The Lifecycle of Starting Something New™ (no matter how big or small it is)
Month one = electricity. You tell people what you’re building and they get excited for you. You’re oozing with ideas and high on momentum.
Month three = the novelty is wearing off. The early cheerleaders who said “that is so cool!!” get eerily quiet. Everyday, you reveal more rabbit holes. The must-do-before-launch list grows faster than you can check the boxes. Work feels heavy.
Month six = what am I even doing with my life? You’re alone with a half-built thing. Is this all just a waste of time? You’re not failing exactly, but you’re not winning either. The vision that felt obvious in month one now feels foggy.
<< This is where most people quit. >>
Not because they hit insurmountable roadblocks (time, money, feasibility). But because nobody told them this part was coming.
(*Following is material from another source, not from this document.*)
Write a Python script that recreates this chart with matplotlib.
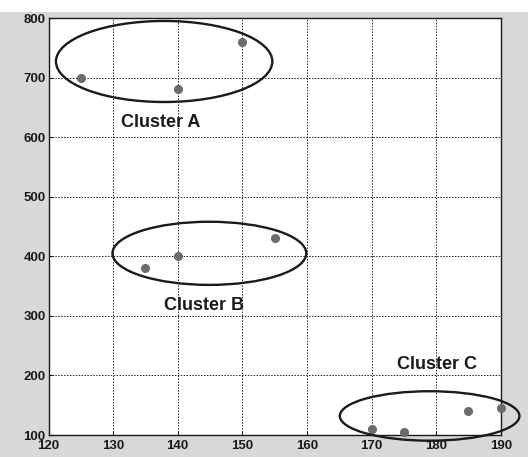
import matplotlib
matplotlib.use("Agg")
import matplotlib.pyplot as plt
from matplotlib.patches import Ellipse, Rectangle

# data points per cluster
a_x = [125, 140, 150]
a_y = [700, 680, 760]
b_x = [135, 140, 155]
b_y = [380, 400, 430]
c_x = [170, 175, 185, 190]
c_y = [110, 105, 140, 145]

# ellipse outlines: (center x, center y, width, height)
ellipses = [(137.9, 727, 33.5, 136), (144.9, 405, 30, 106), (179, 132, 27.8, 83)]
labels = ["Cluster A", "Cluster B", "Cluster C"]
label_pos = [(137.3, 624), (144.1, 317), (180.2, 218)]

fig = plt.figure(figsize=(5.28, 4.57), dpi=100, facecolor="#d8d8d8")
fig.patches.append(Rectangle((0, 1 - 12 / 457), 1, 12 / 457, transform=fig.transFigure,
                             facecolor="white", edgecolor="none", zorder=0))
ax = fig.add_axes([0.0919, 0.0481, 0.8564, 0.9125])
ax.set_facecolor("white")

for xs, ys in [(a_x, a_y), (b_x, b_y), (c_x, c_y)]:
    ax.plot(xs, ys, "o", color="#6b6b6b", markersize=5.5, zorder=3, clip_on=False)

for (cx, cy, w, h) in ellipses:
    ax.add_patch(Ellipse((cx, cy), w, h, fill=False, edgecolor="#1a1a1a", linewidth=1.7,
                         zorder=4, clip_on=False))

for text, (tx, ty) in zip(labels, label_pos):
    ax.text(tx, ty, text, ha="center", va="center", fontsize=13, fontweight="bold",
            family="Liberation Sans", color="#1a1a1a")

ax.set_xlim(120, 190)
ax.set_ylim(100, 800)
ax.set_xticks(range(120, 191, 10))
ax.set_yticks(range(100, 801, 100))
ax.grid(True, color="#222222", linestyle=(0, (1.5, 1.5)), linewidth=0.7)
ax.tick_params(direction="in", length=3, labelsize=9.5, colors="#1a1a1a")
ax.tick_params(axis="x", pad=3.5)
ax.tick_params(axis="y", pad=2)
for lab in ax.get_xticklabels() + ax.get_yticklabels():
    lab.set_fontweight("bold")
    lab.set_family("Liberation Sans")
for s in ax.spines.values():
    s.set_color("#1a1a1a")
    s.set_linewidth(1.0)

fig.savefig("out.png", dpi=100, facecolor=fig.get_facecolor())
In my 18+ years building product, here’s what I have come to know: The middle is supposed to feel like this. If you’re feeling heaps and heaps of self-doubt and pretending to still feel excited, it’s a sign you are actually building something real. Real things take longer, and they demand a whole lot more from you.
“Just start” is the easy advice (and I’m not knocking “just start”… I say it all the time and I love the sentiment).
“Just keep going when it is boring, quiet, and no one is clapping” is the actual work.
The difference usually is not talent or timing. It is who sticks around long enough to see the fog lift.
If you’re in month six of something right now, keep going.